**Set task:**
Exactly retype the lines from the top of the data through the line containing "const yDomain = [0,105];", leaving out every picture.

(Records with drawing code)
········
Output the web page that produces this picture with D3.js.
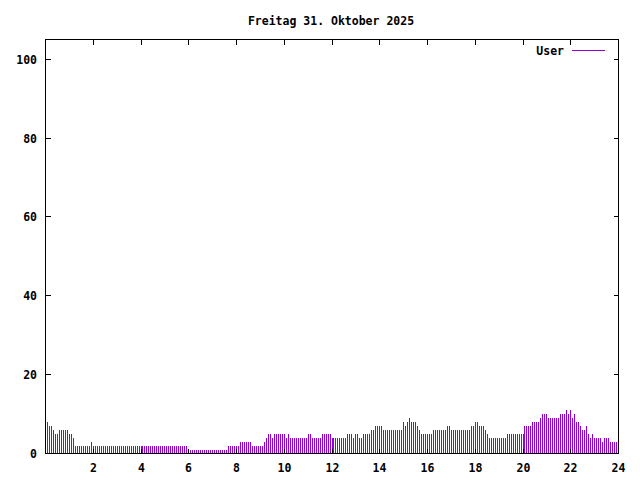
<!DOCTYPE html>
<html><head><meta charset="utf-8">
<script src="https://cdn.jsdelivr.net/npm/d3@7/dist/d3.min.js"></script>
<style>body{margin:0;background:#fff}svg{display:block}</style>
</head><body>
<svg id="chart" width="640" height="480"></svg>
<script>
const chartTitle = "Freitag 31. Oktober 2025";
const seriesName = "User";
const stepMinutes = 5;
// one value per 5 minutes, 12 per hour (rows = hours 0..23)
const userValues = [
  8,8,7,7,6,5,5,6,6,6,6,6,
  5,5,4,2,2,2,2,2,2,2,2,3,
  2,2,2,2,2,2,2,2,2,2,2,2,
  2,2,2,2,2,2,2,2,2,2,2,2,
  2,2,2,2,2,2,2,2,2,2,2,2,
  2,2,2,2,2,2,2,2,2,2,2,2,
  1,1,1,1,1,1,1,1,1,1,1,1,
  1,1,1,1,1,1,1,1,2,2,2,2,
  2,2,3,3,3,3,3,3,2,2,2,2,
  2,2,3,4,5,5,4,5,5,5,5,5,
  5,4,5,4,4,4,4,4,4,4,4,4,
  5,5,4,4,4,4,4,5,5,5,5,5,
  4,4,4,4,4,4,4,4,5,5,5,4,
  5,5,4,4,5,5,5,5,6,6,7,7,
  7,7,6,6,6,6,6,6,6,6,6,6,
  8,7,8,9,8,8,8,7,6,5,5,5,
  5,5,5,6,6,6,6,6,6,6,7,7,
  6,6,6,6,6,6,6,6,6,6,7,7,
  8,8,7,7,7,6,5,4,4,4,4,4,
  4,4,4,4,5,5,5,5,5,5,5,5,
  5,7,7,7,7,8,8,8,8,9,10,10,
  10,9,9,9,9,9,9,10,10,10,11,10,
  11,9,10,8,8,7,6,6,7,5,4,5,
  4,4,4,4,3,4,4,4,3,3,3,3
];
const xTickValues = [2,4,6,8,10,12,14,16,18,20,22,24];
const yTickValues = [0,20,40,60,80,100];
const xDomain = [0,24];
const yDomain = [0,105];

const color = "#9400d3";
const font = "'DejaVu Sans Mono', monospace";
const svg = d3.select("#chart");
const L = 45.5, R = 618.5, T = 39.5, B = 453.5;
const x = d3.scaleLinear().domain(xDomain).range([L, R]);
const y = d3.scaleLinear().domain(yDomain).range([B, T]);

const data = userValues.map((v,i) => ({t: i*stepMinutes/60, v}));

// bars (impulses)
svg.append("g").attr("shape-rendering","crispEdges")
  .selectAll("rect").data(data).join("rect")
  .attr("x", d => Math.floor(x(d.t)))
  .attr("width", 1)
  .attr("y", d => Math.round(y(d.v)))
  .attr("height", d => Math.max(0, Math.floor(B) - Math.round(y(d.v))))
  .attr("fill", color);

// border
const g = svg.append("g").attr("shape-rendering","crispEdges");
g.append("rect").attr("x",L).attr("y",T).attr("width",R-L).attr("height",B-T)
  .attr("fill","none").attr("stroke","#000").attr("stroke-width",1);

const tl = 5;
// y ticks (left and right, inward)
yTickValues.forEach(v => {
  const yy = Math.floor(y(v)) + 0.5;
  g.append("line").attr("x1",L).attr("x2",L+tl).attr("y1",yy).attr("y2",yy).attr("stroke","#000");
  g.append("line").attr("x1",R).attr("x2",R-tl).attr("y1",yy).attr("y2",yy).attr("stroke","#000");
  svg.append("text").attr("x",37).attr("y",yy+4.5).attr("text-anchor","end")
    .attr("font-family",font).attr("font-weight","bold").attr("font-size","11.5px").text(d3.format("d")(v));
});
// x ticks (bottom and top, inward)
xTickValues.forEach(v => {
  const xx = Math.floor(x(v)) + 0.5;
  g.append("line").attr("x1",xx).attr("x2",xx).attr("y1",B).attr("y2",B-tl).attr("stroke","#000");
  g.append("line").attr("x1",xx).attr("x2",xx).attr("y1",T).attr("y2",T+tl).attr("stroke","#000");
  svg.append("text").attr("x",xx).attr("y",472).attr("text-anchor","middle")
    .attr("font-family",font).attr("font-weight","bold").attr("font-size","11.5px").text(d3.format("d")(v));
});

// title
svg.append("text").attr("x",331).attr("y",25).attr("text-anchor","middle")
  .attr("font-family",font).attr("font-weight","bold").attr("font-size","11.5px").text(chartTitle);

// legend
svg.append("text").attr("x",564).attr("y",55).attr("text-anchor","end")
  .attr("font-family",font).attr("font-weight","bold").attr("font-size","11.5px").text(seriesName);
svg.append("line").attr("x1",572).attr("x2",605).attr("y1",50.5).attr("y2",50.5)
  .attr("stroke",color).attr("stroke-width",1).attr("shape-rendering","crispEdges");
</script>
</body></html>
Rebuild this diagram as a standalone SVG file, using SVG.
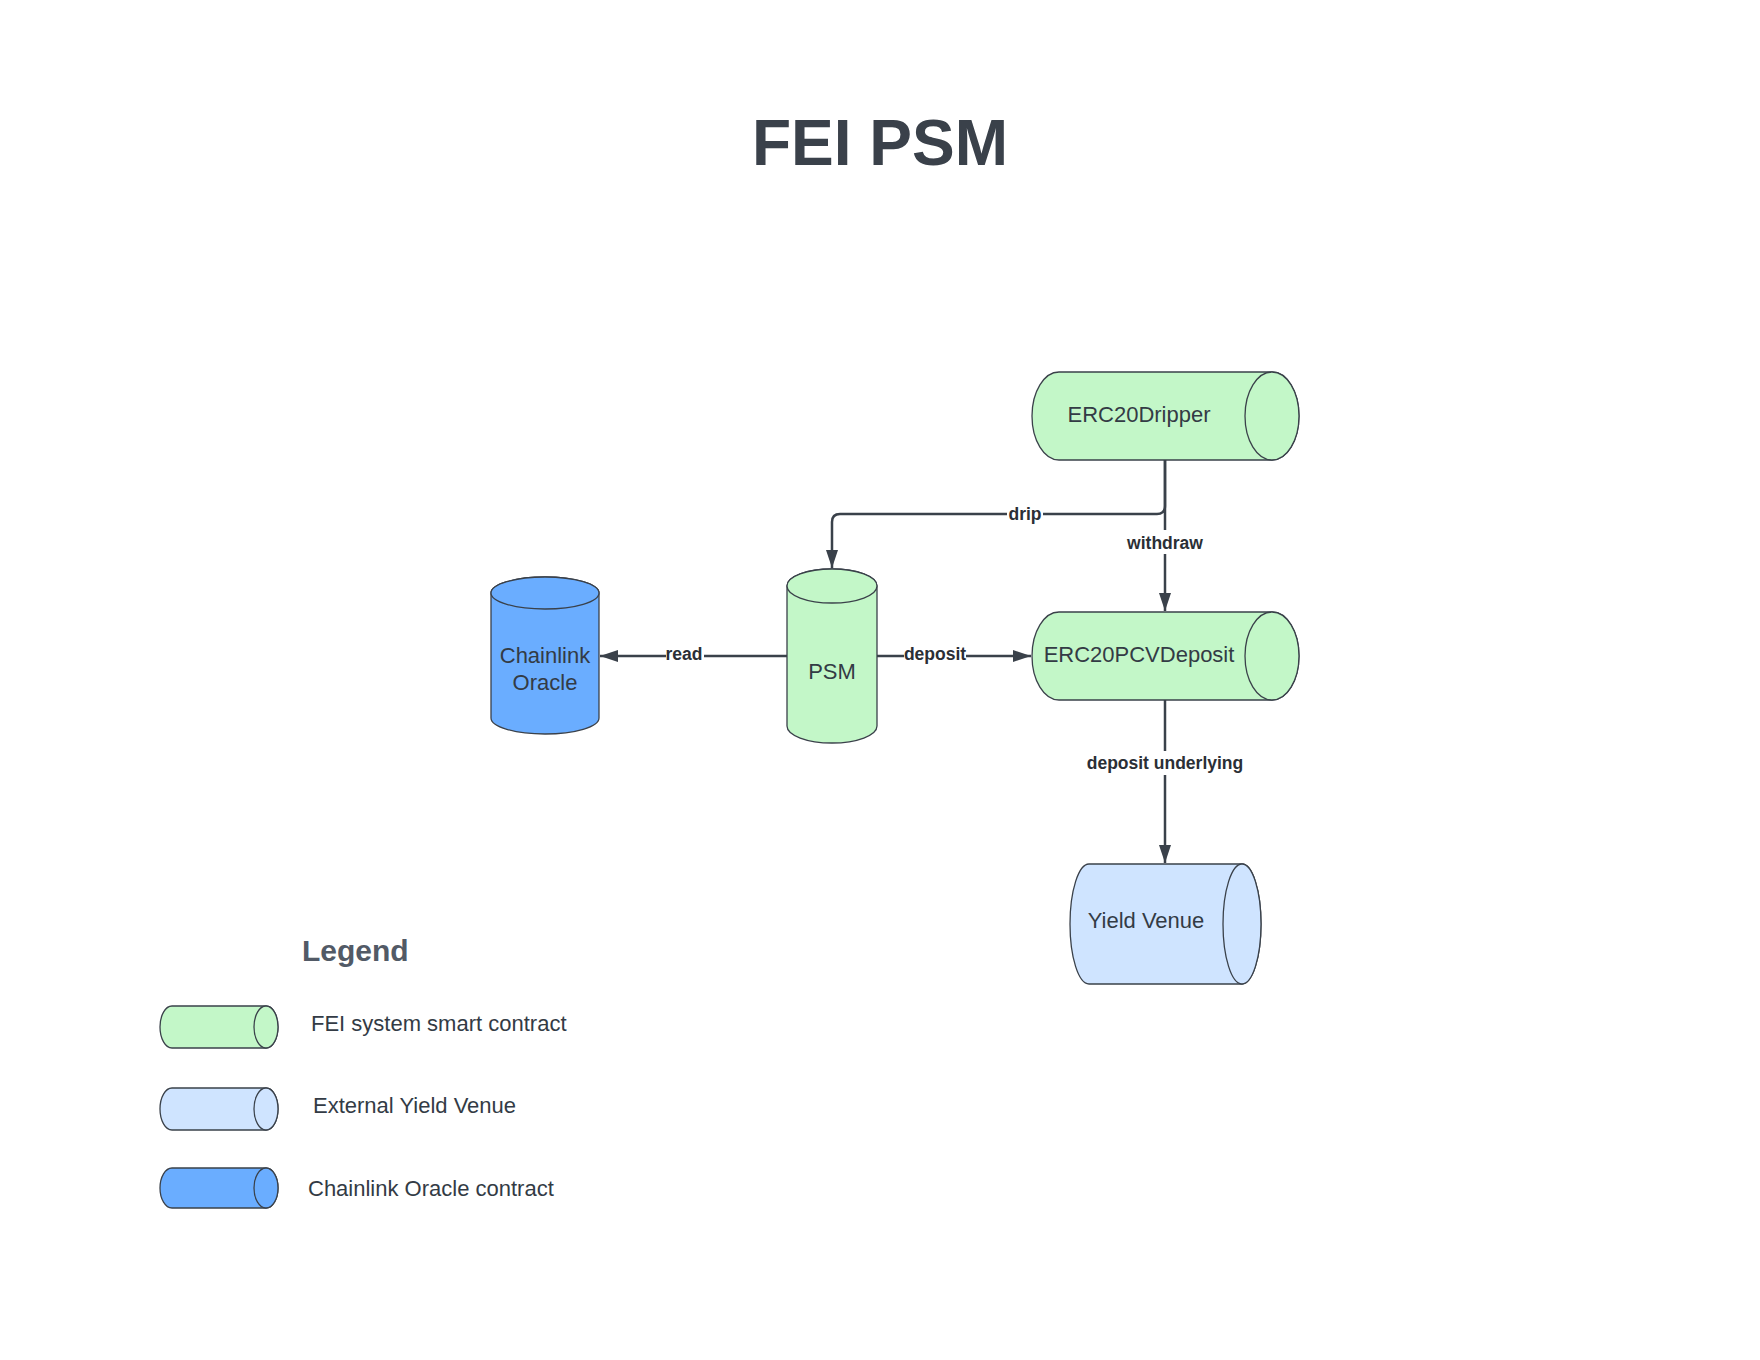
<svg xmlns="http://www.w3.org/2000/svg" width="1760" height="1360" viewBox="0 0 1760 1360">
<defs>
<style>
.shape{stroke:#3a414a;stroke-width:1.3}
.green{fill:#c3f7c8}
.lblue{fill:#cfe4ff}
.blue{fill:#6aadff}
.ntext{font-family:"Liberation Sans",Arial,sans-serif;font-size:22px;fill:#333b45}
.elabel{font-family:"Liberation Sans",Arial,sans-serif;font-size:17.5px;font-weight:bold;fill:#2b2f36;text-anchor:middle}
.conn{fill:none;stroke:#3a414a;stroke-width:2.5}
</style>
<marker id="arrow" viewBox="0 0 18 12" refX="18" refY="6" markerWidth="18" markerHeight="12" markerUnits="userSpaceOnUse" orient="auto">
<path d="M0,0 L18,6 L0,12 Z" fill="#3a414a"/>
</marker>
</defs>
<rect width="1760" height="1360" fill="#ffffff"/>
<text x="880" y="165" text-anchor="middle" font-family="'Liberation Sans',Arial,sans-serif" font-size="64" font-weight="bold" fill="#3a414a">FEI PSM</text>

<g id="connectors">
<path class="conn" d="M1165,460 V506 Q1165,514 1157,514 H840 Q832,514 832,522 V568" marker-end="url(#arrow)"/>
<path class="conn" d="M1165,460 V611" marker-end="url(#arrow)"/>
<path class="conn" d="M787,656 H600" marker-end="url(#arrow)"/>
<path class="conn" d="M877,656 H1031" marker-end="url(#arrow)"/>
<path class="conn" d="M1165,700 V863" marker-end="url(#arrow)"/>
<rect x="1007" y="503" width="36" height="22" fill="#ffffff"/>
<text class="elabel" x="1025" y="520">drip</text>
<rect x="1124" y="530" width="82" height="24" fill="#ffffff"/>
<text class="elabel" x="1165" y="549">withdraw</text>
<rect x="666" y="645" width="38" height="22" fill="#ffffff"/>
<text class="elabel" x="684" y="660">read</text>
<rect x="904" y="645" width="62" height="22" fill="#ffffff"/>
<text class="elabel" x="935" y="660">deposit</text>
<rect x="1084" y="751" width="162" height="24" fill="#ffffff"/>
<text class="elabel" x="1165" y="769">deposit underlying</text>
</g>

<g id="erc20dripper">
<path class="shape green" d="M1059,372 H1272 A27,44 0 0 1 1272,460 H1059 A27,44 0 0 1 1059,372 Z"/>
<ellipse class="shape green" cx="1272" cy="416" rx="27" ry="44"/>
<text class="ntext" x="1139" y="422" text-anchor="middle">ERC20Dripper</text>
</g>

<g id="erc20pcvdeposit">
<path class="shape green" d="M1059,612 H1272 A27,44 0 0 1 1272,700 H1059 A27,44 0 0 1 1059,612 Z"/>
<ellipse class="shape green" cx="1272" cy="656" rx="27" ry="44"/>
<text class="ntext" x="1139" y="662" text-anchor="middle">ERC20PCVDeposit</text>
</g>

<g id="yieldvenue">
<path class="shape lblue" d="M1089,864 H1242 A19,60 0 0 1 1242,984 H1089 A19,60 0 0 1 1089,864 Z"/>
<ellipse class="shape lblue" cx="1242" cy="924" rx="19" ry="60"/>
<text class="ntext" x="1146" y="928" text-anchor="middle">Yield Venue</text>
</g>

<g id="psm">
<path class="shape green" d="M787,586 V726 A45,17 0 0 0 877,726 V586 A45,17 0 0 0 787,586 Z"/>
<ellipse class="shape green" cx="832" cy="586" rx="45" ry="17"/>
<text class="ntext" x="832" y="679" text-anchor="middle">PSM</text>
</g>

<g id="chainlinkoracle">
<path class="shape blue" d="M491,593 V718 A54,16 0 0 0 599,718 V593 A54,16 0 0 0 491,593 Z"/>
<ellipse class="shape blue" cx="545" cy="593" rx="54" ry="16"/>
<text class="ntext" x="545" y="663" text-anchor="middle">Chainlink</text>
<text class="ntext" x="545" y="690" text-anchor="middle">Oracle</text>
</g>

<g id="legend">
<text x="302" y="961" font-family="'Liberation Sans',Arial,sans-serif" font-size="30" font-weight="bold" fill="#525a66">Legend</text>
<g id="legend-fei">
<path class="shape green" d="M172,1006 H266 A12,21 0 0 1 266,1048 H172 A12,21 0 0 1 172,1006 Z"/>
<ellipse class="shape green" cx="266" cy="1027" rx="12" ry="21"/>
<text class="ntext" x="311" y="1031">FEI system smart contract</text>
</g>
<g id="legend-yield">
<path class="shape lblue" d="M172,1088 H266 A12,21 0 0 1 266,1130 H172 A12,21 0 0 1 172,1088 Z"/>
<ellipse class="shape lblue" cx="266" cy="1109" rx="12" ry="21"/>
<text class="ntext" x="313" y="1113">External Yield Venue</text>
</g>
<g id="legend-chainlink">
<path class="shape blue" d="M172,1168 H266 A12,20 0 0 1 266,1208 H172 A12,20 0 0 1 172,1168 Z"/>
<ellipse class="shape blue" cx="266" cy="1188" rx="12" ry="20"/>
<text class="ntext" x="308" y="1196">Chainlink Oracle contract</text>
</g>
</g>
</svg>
········
**Answer to the problem:**
Output the web page that produces this picture with D3.js.
<!DOCTYPE html>
<html><head><meta charset="utf-8">
<script src="https://cdn.jsdelivr.net/npm/d3@7/dist/d3.min.js"></script>
<style>body{margin:0;background:#fff}svg{display:block}</style>
</head><body>
<svg id="chart" width="640" height="480"></svg>
<script>
const chartTitle = "Freitag 31. Oktober 2025";
const seriesName = "User";
const stepMinutes = 5;
// one value per 5 minutes, 12 per hour (rows = hours 0..23)
const userValues = [
  8,8,7,7,6,5,5,6,6,6,6,6,
  5,5,4,2,2,2,2,2,2,2,2,3,
  2,2,2,2,2,2,2,2,2,2,2,2,
  2,2,2,2,2,2,2,2,2,2,2,2,
  2,2,2,2,2,2,2,2,2,2,2,2,
  2,2,2,2,2,2,2,2,2,2,2,2,
  1,1,1,1,1,1,1,1,1,1,1,1,
  1,1,1,1,1,1,1,1,2,2,2,2,
  2,2,3,3,3,3,3,3,2,2,2,2,
  2,2,3,4,5,5,4,5,5,5,5,5,
  5,4,5,4,4,4,4,4,4,4,4,4,
  5,5,4,4,4,4,4,5,5,5,5,5,
  4,4,4,4,4,4,4,4,5,5,5,4,
  5,5,4,4,5,5,5,5,6,6,7,7,
  7,7,6,6,6,6,6,6,6,6,6,6,
  8,7,8,9,8,8,8,7,6,5,5,5,
  5,5,5,6,6,6,6,6,6,6,7,7,
  6,6,6,6,6,6,6,6,6,6,7,7,
  8,8,7,7,7,6,5,4,4,4,4,4,
  4,4,4,4,5,5,5,5,5,5,5,5,
  5,7,7,7,7,8,8,8,8,9,10,10,
  10,9,9,9,9,9,9,10,10,10,11,10,
  11,9,10,8,8,7,6,6,7,5,4,5,
  4,4,4,4,3,4,4,4,3,3,3,3
];
const xTickValues = [2,4,6,8,10,12,14,16,18,20,22,24];
const yTickValues = [0,20,40,60,80,100];
const xDomain = [0,24];
const yDomain = [0,105];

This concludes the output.